D’abord, il faut comprendre que la coopération entre les Comores et le Japon a été redynamisée ces dernières années. Il y a eu la visite à Moroni du vice-ministre japonais. Il y a eu aussi la visite du ministre japonais de la Culture. Le Secrétaire d’Etat comorien s’est rendu au Japon. Il y a donc des échanges. Le Japon a revu en hausse ses dons au profit de l’Afrique. Là aussi, il faut que le pays se prépare à soumettre des projets lors du forum de la Ticad.
De nombreux Comoriens croient toujours savoir que la coopération avec le Japon se limite sur le don du riz japonais.
Il faut comprendre que ce don permet de financer des projets et programmes du gouvernement. Le don du riz rapporte des ressources à l’Etat injectées dans divers secteurs. Il y a une assistance japonaise au niveau de la sécurité civile avec le Cosep, notamment dans la prévention et la gestion des catastrophes naturelles. Il y a aussi des programmes convenus dans le secteur de l’Education. La Jica (agence japonaise en charge de la coopération internationale, Ndlr) accompagne diverses activités aux Comores.

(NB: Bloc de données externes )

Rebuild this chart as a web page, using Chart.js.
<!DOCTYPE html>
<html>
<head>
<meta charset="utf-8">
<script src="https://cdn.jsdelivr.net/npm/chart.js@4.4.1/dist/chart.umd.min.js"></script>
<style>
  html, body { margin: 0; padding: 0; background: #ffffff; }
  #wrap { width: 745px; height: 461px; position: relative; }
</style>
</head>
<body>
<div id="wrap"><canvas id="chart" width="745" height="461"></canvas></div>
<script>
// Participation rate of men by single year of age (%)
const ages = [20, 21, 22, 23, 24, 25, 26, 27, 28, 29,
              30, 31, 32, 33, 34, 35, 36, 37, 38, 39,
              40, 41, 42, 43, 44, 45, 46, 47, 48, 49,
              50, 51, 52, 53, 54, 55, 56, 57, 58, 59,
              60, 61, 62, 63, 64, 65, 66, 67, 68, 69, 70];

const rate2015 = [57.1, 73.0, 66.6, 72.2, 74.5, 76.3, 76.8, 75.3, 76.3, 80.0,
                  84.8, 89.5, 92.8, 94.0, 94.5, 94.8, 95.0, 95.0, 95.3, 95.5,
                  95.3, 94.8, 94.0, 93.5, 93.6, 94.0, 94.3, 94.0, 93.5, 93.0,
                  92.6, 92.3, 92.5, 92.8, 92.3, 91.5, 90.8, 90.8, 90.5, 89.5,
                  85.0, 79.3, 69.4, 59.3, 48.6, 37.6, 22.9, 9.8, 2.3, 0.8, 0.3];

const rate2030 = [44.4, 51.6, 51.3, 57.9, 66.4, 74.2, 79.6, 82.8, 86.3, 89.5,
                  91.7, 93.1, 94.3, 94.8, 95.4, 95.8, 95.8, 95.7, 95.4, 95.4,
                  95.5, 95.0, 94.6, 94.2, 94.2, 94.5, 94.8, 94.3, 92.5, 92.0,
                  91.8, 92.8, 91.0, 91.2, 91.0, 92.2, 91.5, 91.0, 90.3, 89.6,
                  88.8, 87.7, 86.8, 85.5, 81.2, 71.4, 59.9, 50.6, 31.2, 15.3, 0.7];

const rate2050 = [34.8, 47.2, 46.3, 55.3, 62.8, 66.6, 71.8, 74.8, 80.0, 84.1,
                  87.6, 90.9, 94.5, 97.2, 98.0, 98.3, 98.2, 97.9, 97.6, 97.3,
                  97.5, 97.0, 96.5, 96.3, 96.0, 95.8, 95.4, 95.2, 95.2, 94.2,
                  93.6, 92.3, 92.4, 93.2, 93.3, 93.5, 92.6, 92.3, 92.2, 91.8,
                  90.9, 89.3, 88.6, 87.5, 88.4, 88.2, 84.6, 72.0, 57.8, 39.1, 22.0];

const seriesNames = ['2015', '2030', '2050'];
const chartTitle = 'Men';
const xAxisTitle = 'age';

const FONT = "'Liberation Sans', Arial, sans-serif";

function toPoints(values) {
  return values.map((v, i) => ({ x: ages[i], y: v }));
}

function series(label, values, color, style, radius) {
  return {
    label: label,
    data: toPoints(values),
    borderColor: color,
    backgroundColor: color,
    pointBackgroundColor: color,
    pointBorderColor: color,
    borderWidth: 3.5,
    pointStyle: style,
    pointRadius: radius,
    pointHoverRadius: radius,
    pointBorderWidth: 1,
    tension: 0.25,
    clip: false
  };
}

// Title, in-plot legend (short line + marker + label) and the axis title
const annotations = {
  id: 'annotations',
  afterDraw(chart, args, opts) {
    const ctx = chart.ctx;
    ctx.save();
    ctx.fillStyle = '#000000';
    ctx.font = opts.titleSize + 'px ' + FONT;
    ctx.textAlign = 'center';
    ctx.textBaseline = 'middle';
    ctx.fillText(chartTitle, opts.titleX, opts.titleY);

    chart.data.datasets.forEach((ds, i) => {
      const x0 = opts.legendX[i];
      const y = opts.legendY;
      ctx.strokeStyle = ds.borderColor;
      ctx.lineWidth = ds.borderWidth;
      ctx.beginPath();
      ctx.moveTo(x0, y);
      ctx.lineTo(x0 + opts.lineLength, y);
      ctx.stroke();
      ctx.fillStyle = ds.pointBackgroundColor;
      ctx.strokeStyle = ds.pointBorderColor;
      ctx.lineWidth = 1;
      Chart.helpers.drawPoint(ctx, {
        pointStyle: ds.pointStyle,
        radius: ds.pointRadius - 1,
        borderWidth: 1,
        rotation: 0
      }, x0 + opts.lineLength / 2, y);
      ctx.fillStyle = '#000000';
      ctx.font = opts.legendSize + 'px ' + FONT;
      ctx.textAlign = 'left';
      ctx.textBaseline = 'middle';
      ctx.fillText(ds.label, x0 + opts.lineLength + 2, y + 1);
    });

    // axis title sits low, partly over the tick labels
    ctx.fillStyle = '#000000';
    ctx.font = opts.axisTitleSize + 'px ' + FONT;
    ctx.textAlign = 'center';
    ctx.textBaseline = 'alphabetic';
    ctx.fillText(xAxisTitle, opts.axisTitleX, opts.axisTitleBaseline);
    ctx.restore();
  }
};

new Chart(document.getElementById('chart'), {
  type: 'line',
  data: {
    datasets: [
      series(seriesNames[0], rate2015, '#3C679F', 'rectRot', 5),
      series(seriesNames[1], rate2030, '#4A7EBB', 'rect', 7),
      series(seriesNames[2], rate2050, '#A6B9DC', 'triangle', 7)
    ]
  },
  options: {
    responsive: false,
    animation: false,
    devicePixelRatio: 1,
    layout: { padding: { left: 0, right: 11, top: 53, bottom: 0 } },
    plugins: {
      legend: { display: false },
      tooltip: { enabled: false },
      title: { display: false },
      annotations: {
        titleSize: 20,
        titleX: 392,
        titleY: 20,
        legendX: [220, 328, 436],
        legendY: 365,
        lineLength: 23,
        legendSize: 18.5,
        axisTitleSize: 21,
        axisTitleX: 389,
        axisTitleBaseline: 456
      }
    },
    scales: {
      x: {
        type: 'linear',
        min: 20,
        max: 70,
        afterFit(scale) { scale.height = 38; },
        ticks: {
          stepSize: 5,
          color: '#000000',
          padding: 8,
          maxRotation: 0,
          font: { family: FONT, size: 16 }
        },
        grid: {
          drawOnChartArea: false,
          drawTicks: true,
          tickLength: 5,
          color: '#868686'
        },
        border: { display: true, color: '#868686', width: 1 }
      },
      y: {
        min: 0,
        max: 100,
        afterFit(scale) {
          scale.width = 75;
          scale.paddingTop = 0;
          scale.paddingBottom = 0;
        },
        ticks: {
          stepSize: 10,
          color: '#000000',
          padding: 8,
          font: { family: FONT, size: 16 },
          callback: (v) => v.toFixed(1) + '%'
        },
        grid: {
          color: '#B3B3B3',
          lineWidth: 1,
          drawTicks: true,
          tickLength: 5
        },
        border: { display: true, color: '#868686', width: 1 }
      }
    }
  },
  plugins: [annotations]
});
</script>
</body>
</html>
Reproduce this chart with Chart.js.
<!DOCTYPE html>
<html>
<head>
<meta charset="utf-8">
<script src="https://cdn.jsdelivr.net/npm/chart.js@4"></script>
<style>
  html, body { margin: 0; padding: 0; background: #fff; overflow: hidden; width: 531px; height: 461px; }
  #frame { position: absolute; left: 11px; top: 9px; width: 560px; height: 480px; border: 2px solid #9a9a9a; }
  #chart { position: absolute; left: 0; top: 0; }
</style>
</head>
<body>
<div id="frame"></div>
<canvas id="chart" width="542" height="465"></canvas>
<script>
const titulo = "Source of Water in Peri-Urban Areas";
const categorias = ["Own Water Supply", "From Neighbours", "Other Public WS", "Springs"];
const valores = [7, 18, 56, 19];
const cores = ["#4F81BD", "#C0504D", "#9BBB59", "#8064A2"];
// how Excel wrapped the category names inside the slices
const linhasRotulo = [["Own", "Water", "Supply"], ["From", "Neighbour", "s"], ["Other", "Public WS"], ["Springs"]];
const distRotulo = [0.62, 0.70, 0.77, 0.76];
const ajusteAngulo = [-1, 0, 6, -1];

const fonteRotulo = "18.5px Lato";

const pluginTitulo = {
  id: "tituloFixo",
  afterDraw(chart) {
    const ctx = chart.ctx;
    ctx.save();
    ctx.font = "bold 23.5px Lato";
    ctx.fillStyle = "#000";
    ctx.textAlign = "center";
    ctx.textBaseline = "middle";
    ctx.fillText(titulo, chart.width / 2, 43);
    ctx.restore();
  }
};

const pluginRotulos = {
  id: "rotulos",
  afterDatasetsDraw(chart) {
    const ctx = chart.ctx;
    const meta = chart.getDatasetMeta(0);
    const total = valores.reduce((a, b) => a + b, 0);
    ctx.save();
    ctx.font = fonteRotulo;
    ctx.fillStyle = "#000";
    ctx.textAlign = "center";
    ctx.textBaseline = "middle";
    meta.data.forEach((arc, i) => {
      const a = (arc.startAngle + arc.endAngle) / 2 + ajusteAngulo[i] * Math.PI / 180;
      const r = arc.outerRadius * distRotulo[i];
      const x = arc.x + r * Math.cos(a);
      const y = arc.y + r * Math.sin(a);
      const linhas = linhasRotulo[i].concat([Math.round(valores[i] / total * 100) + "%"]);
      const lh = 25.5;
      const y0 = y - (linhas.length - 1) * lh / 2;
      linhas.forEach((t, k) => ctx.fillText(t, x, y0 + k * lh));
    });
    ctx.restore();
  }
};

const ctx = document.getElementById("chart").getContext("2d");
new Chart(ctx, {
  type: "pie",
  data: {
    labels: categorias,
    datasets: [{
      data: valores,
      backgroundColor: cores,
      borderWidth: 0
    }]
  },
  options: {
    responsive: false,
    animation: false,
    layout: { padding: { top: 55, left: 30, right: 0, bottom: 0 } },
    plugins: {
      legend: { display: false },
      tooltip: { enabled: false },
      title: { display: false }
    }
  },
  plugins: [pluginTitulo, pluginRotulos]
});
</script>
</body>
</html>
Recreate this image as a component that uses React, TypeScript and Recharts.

Le don du riz japonais, c’est quand même infime, comparé à ce que fait le Japon ailleurs…
En vérité, il se pose un problème de proximité avec le Japon faute d’une ambassade sur place. Mais il existe bien des opportunités. A l’initiative de mon ministre, j’ai rencontré le directeur de l’Agence de pêche japonaise et des responsables de sociétés. Le but est de voir ce qu’elles peuvent faire sur place. Mais il faut la proximité. C’est pourquoi notre ministre a demandé solennellement l’ouverture d’un bureau de la Jica à Moroni pour marquer la présence du Japon aux Comores. Un bureau sera prochainement ouvert à la demande du gouvernement comorien.
Vous êtes ambassadeur en Indonésie et en Malaisie…Quel est le niveau de notre coopération ?
Avec l’Indonésie, la coopération est un peu limitée. Avec la Malaisie, nous avons commencé dans le secteur de l’Education. Des bourses d’études sont mises à la disposition du pays dans divers secteurs.
La Chine, le Japon, l’Indonésie et le Malaisie, ce sont des pays émergents avec une croissance économique enviable. Que faut-il faire en tant que pays pour y tirer avantage ?
Il faut une politique de développement adaptée à ces pays. Il y a bien des opportunités pour attirer des investissements asiatiques aux Comores. Notre pays doit aller vers ces pays, y tirer profit, bénéficier des technologies, attirer des capitaux et des investisseurs. Ce sont des pays émergents, nous pouvons suivre leurs modèles de développement pour accompagner la politique de l’Emergence prônée par nos plus hautes autorités.